_Problem requirements_
Each line of the listing must be transcribed exactly, except for the images, which should be excluded.

_Material_

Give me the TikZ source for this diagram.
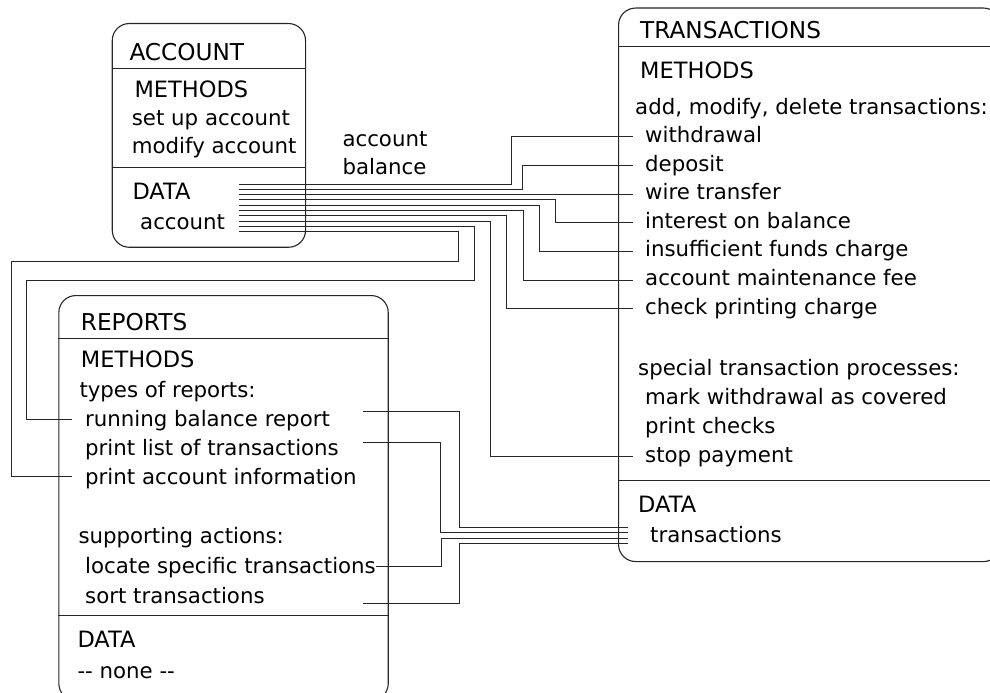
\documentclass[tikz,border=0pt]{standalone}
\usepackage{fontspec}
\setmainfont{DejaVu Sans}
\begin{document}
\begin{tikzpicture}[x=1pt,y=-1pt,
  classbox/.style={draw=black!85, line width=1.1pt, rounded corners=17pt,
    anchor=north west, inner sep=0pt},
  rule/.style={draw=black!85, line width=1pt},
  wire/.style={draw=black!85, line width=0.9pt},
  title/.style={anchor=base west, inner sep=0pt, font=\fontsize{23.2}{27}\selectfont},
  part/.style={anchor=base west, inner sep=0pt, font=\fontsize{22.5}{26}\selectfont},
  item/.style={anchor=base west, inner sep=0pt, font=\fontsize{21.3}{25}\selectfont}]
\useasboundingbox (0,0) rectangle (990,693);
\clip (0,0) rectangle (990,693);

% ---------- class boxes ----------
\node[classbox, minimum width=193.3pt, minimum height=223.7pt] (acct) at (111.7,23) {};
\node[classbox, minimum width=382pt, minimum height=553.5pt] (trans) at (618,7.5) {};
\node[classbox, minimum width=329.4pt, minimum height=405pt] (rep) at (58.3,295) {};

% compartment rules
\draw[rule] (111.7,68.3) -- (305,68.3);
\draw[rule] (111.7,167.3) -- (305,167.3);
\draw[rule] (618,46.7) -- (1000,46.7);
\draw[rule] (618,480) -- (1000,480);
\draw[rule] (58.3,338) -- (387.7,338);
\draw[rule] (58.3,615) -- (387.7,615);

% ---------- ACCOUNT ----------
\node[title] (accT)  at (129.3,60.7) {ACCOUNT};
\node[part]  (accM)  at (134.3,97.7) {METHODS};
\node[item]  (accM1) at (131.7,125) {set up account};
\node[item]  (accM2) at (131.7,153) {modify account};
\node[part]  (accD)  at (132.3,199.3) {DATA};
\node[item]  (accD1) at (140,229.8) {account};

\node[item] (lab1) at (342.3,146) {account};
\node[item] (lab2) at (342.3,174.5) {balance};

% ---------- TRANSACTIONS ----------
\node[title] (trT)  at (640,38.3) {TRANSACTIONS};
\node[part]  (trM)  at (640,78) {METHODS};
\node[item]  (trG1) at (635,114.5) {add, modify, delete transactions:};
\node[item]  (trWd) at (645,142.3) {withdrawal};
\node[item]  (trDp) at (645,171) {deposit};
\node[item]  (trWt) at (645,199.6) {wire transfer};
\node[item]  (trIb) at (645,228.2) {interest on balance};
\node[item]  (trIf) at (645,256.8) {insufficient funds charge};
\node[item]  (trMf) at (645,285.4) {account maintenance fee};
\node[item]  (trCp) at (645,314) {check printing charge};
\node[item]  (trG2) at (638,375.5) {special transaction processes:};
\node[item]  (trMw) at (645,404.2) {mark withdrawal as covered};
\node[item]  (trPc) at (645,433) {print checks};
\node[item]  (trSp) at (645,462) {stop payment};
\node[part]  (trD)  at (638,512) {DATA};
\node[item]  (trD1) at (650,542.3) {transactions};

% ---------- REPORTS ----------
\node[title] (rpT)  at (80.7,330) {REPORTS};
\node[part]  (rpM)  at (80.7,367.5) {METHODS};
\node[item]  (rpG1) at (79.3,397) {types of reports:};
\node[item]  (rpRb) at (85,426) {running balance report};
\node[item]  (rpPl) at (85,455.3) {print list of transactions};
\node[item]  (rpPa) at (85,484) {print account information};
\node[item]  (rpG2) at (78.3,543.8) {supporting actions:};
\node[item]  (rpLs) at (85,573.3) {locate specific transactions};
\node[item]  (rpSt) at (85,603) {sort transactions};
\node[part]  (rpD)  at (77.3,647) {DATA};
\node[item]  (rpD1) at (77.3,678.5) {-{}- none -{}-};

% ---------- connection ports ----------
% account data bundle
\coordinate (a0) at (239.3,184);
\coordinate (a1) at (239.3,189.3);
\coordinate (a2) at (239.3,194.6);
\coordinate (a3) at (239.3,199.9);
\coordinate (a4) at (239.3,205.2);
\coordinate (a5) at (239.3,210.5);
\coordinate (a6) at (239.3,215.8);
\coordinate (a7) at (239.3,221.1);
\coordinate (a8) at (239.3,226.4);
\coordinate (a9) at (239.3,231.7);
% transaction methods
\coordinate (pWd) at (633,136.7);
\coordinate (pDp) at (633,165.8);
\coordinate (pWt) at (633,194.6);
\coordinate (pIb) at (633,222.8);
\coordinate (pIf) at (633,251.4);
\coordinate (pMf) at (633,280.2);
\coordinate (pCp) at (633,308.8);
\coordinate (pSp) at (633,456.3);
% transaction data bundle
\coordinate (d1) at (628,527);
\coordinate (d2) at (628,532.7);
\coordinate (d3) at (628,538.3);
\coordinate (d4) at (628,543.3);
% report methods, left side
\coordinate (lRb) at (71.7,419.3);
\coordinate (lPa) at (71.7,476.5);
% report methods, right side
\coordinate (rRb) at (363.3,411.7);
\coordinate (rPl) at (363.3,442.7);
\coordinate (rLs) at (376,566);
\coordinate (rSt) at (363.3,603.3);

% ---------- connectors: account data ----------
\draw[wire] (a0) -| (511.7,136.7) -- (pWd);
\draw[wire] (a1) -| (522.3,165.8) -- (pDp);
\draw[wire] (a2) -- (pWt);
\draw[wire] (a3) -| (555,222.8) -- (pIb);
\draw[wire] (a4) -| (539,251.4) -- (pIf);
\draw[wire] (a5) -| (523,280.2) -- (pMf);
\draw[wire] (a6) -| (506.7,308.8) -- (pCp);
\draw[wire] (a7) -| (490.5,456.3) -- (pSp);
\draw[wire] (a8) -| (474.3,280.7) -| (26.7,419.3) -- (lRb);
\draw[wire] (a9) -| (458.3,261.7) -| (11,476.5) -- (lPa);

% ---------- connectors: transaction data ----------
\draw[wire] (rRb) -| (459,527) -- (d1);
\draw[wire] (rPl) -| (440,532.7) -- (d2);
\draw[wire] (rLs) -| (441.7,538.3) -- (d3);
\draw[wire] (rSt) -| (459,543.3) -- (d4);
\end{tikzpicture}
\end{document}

_Written solution_
Give me the TikZ source for this diagram.
\documentclass[tikz,border=0pt]{standalone}
\usepackage{fontspec}
\setmainfont{DejaVu Sans}
\begin{document}
\begin{tikzpicture}[x=1pt,y=-1pt,
  classbox/.style={draw=black!85, line width=1.1pt, rounded corners=17pt,
    anchor=north west, inner sep=0pt},
  rule/.style={draw=black!85, line width=1pt},
  wire/.style={draw=black!85, line width=0.9pt},
  title/.style={anchor=base west, inner sep=0pt, font=\fontsize{23.2}{27}\selectfont},
  part/.style={anchor=base west, inner sep=0pt, font=\fontsize{22.5}{26}\selectfont},
  item/.style={anchor=base west, inner sep=0pt, font=\fontsize{21.3}{25}\selectfont}]
\useasboundingbox (0,0) rectangle (990,693);
\clip (0,0) rectangle (990,693);

% ---------- class boxes ----------
\node[classbox, minimum width=193.3pt, minimum height=223.7pt] (acct) at (111.7,23) {};
\node[classbox, minimum width=382pt, minimum height=553.5pt] (trans) at (618,7.5) {};
\node[classbox, minimum width=329.4pt, minimum height=405pt] (rep) at (58.3,295) {};

% compartment rules
\draw[rule] (111.7,68.3) -- (305,68.3);
\draw[rule] (111.7,167.3) -- (305,167.3);
\draw[rule] (618,46.7) -- (1000,46.7);
\draw[rule] (618,480) -- (1000,480);
\draw[rule] (58.3,338) -- (387.7,338);
\draw[rule] (58.3,615) -- (387.7,615);

% ---------- ACCOUNT ----------
\node[title] (accT)  at (129.3,60.7) {ACCOUNT};
\node[part]  (accM)  at (134.3,97.7) {METHODS};
\node[item]  (accM1) at (131.7,125) {set up account};
\node[item]  (accM2) at (131.7,153) {modify account};
\node[part]  (accD)  at (132.3,199.3) {DATA};
\node[item]  (accD1) at (140,229.8) {account};

\node[item] (lab1) at (342.3,146) {account};
\node[item] (lab2) at (342.3,174.5) {balance};

% ---------- TRANSACTIONS ----------
\node[title] (trT)  at (640,38.3) {TRANSACTIONS};
\node[part]  (trM)  at (640,78) {METHODS};
\node[item]  (trG1) at (635,114.5) {add, modify, delete transactions:};
\node[item]  (trWd) at (645,142.3) {withdrawal};
\node[item]  (trDp) at (645,171) {deposit};
\node[item]  (trWt) at (645,199.6) {wire transfer};
\node[item]  (trIb) at (645,228.2) {interest on balance};
\node[item]  (trIf) at (645,256.8) {insufficient funds charge};
\node[item]  (trMf) at (645,285.4) {account maintenance fee};
\node[item]  (trCp) at (645,314) {check printing charge};
\node[item]  (trG2) at (638,375.5) {special transaction processes:};
\node[item]  (trMw) at (645,404.2) {mark withdrawal as covered};
\node[item]  (trPc) at (645,433) {print checks};
\node[item]  (trSp) at (645,462) {stop payment};
\node[part]  (trD)  at (638,512) {DATA};
\node[item]  (trD1) at (650,542.3) {transactions};

% ---------- REPORTS ----------
\node[title] (rpT)  at (80.7,330) {REPORTS};
\node[part]  (rpM)  at (80.7,367.5) {METHODS};
\node[item]  (rpG1) at (79.3,397) {types of reports:};
\node[item]  (rpRb) at (85,426) {running balance report};
\node[item]  (rpPl) at (85,455.3) {print list of transactions};
\node[item]  (rpPa) at (85,484) {print account information};
\node[item]  (rpG2) at (78.3,543.8) {supporting actions:};
\node[item]  (rpLs) at (85,573.3) {locate specific transactions};
\node[item]  (rpSt) at (85,603) {sort transactions};
\node[part]  (rpD)  at (77.3,647) {DATA};
\node[item]  (rpD1) at (77.3,678.5) {-{}- none -{}-};

% ---------- connection ports ----------
% account data bundle
\coordinate (a0) at (239.3,184);
\coordinate (a1) at (239.3,189.3);
\coordinate (a2) at (239.3,194.6);
\coordinate (a3) at (239.3,199.9);
\coordinate (a4) at (239.3,205.2);
\coordinate (a5) at (239.3,210.5);
\coordinate (a6) at (239.3,215.8);
\coordinate (a7) at (239.3,221.1);
\coordinate (a8) at (239.3,226.4);
\coordinate (a9) at (239.3,231.7);
% transaction methods
\coordinate (pWd) at (633,136.7);
\coordinate (pDp) at (633,165.8);
\coordinate (pWt) at (633,194.6);
\coordinate (pIb) at (633,222.8);
\coordinate (pIf) at (633,251.4);
\coordinate (pMf) at (633,280.2);
\coordinate (pCp) at (633,308.8);
\coordinate (pSp) at (633,456.3);
% transaction data bundle
\coordinate (d1) at (628,527);
\coordinate (d2) at (628,532.7);
\coordinate (d3) at (628,538.3);
\coordinate (d4) at (628,543.3);
% report methods, left side
\coordinate (lRb) at (71.7,419.3);
\coordinate (lPa) at (71.7,476.5);
% report methods, right side
\coordinate (rRb) at (363.3,411.7);
\coordinate (rPl) at (363.3,442.7);
\coordinate (rLs) at (376,566);
\coordinate (rSt) at (363.3,603.3);

% ---------- connectors: account data ----------
\draw[wire] (a0) -| (511.7,136.7) -- (pWd);
\draw[wire] (a1) -| (522.3,165.8) -- (pDp);
\draw[wire] (a2) -- (pWt);
\draw[wire] (a3) -| (555,222.8) -- (pIb);
\draw[wire] (a4) -| (539,251.4) -- (pIf);
\draw[wire] (a5) -| (523,280.2) -- (pMf);
\draw[wire] (a6) -| (506.7,308.8) -- (pCp);
\draw[wire] (a7) -| (490.5,456.3) -- (pSp);
\draw[wire] (a8) -| (474.3,280.7) -| (26.7,419.3) -- (lRb);
\draw[wire] (a9) -| (458.3,261.7) -| (11,476.5) -- (lPa);

% ---------- connectors: transaction data ----------
\draw[wire] (rRb) -| (459,527) -- (d1);
\draw[wire] (rPl) -| (440,532.7) -- (d2);
\draw[wire] (rLs) -| (441.7,538.3) -- (d3);
\draw[wire] (rSt) -| (459,543.3) -- (d4);
\end{tikzpicture}
\end{document}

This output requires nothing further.